I have a friend with the wonderful habit of bringing around cookies at just the right moment.
On one occasion the house was filled with ravenous skiers on the constant prowl for something to nibble.
On another I was down with a terrible cold and needed a treat.
They are very plain, unassuming even. But unexpectedly, delightfully, more-ish.
Recipe for Susi’s Omi’s Butter Cookies
- 112g/4 oz butter
- 115g//4 oz/½ cup of golden caster sugar
- 270g/10 oz/2½ cups sifted flour
- 1 tsp vanilla paste
- ½ tsp baking powder
- 2 eggs
- Apricot and raspberry jam; and/or sugar sprinkles
- Preheat the oven to 180ºC.
- Mix all the ingredients, except the jam and one egg, in a mixing bowl until you have a non-sticky, elastic ball of dough (you can halve and refrigerate the rest for later).

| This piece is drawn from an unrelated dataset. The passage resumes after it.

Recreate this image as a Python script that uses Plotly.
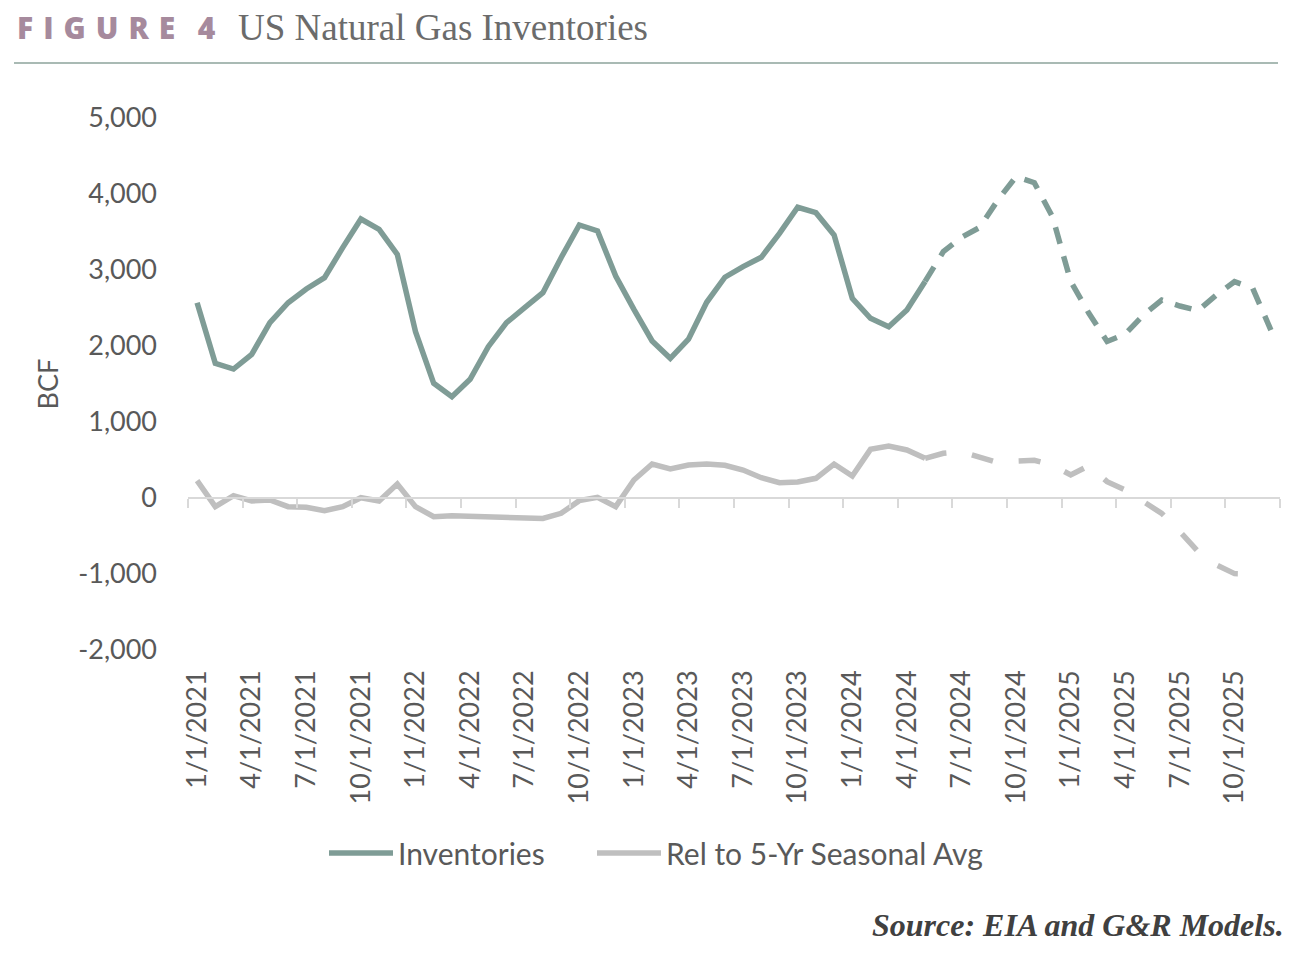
import plotly.graph_objects as go

# ---------------- data ----------------
months = [f"{m}/1/{y}" for y in range(2021, 2026) for m in range(1, 13)]

inventories = [
    2570, 1772, 1697, 1890, 2307, 2570, 2750, 2899, 3294, 3671, 3535, 3206,
    2189, 1509, 1333, 1561, 1991, 2307, 2504, 2702, 3162, 3592, 3513, 2921,
    2482, 2066, 1838, 2090, 2575, 2905, 3044, 3167, 3482, 3825, 3754, 3461,
    2627, 2364, 2254, 2474, 2850, 3241, 3430, 3560, 3921, 4228, 4149, 3700,
    2850, 2430, 2060, 2158, 2408, 2605, 2526, 2465, 2671, 2846, 2759, 2210,
]

rel_5yr = [
    228, -114, 30, -39, -26, -114, -123, -167, -114, 4, -39, 184,
    -114, -246, -232, -240, -250, -258, -262, -270, -202, -35, 9, -114,
    237, 447, 382, 434, 447, 430, 368, 267, 202, 211, 259, 447,
    289, 640, 684, 632, 522, 588, 610, 539, 465, 487, 496, 434,
    303, 425, 215, 105, -48, -202, -443, -706, -880, -995, -1000, None,
]

forecast_start = 40  # first month of the dashed (projected) section

x_tick_labels = months[::3]
y_tick_values = [-2000, -1000, 0, 1000, 2000, 3000, 4000, 5000]
y_tick_labels = ["-2,000", "-1,000", "0", "1,000", "2,000", "3,000", "4,000", "5,000"]

# ---------------- styling ----------------
INV_COLOR = "#7F9C96"
REL_COLOR = "#BFBFBF"
AXIS_COLOR = "#D9D9D9"
TEXT_COLOR = "#595959"
SANS = "Lato"
SERIF = "Liberation Serif"

# the page body adds an 8px margin; the figure is sized/positioned to compensate
OFF = 8
W, H = 1302 - OFF, 954 - 2 * OFF
PL, PR, PT, PB = 188, 1280, 118, 650          # plot area in page pixels
PW, PH = PR - PL, PB - PT


def px(xp):
    return (xp - PL) / PW


def py(yp):
    return (PB - yp) / PH


idx = list(range(len(months)))
fs = forecast_start

fig = go.Figure()

fig.add_trace(go.Scatter(
    x=idx[: fs + 1], y=inventories[: fs + 1], mode="lines", name="Inventories",
    line=dict(color=INV_COLOR, width=5.5), legendgroup="inv", legend="legend",
))
fig.add_trace(go.Scatter(
    x=idx[fs:], y=inventories[fs:], mode="lines", name="Inventories",
    line=dict(color=INV_COLOR, width=5.5, dash="17px,13px"),
    legendgroup="inv", showlegend=False,
))
fig.add_trace(go.Scatter(
    x=idx[: fs + 1], y=rel_5yr[: fs + 1], mode="lines", name="Rel to 5-Yr Seasonal Avg",
    line=dict(color=REL_COLOR, width=5.5), legendgroup="rel", xaxis="x2", legend="legend2",
))
fig.add_trace(go.Scatter(
    x=idx[fs:], y=rel_5yr[fs:], mode="lines", name="Rel to 5-Yr Seasonal Avg",
    line=dict(color=REL_COLOR, width=5.5, dash="22px,26px"),
    legendgroup="rel", showlegend=False, xaxis="x2",
))

y_min, y_max = -2000, 5000
zero_pos = (0 - y_min) / (y_max - y_min)
n = len(months)
boundaries = [i - 0.5 for i in range(0, n + 1, 3)]

legend_common = dict(
    orientation="h", yanchor="middle", y=py(853), xanchor="left",
    font=dict(size=30, color=TEXT_COLOR, family=SANS),
    bgcolor="rgba(0,0,0,0)", itemwidth=64,
)

fig.update_layout(
    width=W, height=H,
    margin=dict(l=PL - OFF, r=W - (PR - OFF), t=PT - OFF, b=H - (PB - OFF)),
    paper_bgcolor="white", plot_bgcolor="white",
    font=dict(family=SANS, color=TEXT_COLOR),
    xaxis=dict(
        range=[-0.5, n - 0.5], tickmode="array",
        tickvals=idx[::3], ticktext=x_tick_labels,
        tickangle=-90, tickfont=dict(size=27, color=TEXT_COLOR, family=SANS),
        showline=False, showgrid=False, zeroline=False, ticks="",
        ticklabelstandoff=14,
    ),
    xaxis2=dict(
        matches="x", overlaying="x", anchor="free", position=zero_pos,
        showline=True, linecolor=AXIS_COLOR, linewidth=2,
        ticks="outside", ticklen=9, tickwidth=2, tickcolor=AXIS_COLOR,
        tickmode="array", tickvals=boundaries, showticklabels=False,
        showgrid=False, zeroline=False,
    ),
    yaxis=dict(
        range=[y_min, y_max], tickmode="array",
        tickvals=y_tick_values, ticktext=y_tick_labels,
        tickfont=dict(size=27, color=TEXT_COLOR, family=SANS),
        showline=False, showgrid=False, zeroline=False, ticks="",
        ticklabelstandoff=30,
        title=dict(text="BCF", font=dict(size=27, color=TEXT_COLOR, family=SANS), standoff=11),
    ),
    legend=dict(legend_common, x=px(324)),
    legend2=dict(legend_common, x=px(592)),
    showlegend=True,
)

# title
fig.add_annotation(
    text="F\u2004I\u2004G\u2004U\u2004R\u2004E\u2002\u20054", xref="paper", yref="paper",
    x=px(15), y=py(28), xanchor="left", yanchor="middle",
    showarrow=False, font=dict(family="Open Sans", size=30, color="#A68A9D", weight=800),
)
fig.add_annotation(
    text="US Natural Gas Inventories", xref="paper", yref="paper",
    x=px(236), y=py(28), xanchor="left", yanchor="middle",
    showarrow=False, font=dict(family=SERIF, size=37, color="#6B6B6B"),
)
fig.add_shape(
    type="line", xref="paper", yref="paper",
    x0=px(14), x1=px(1278), y0=py(63), y1=py(63),
    line=dict(color="#A9BAB4", width=2),
)
fig.add_annotation(
    text="Source: EIA and G&amp;R Models.", xref="paper", yref="paper",
    x=px(1286), y=py(925), xanchor="right", yanchor="middle",
    showarrow=False,
    font=dict(family=SERIF, size=32, color="#404040", style="italic", weight="bold"),
)

fig.write_html("out.html")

- Roll out half the dough on lightly floured parchment paper on a baking tray.
- Beat the remaining egg, and brush the cookies with it. Decorate with dabs of jam (in the middle of the cookie) or sugar sprinkles.
- Bake for 6-10 minutes, until the edges are beginning to brown….watch the first batch carefully…every oven is different!
This post is dedicated to Susi Carrington.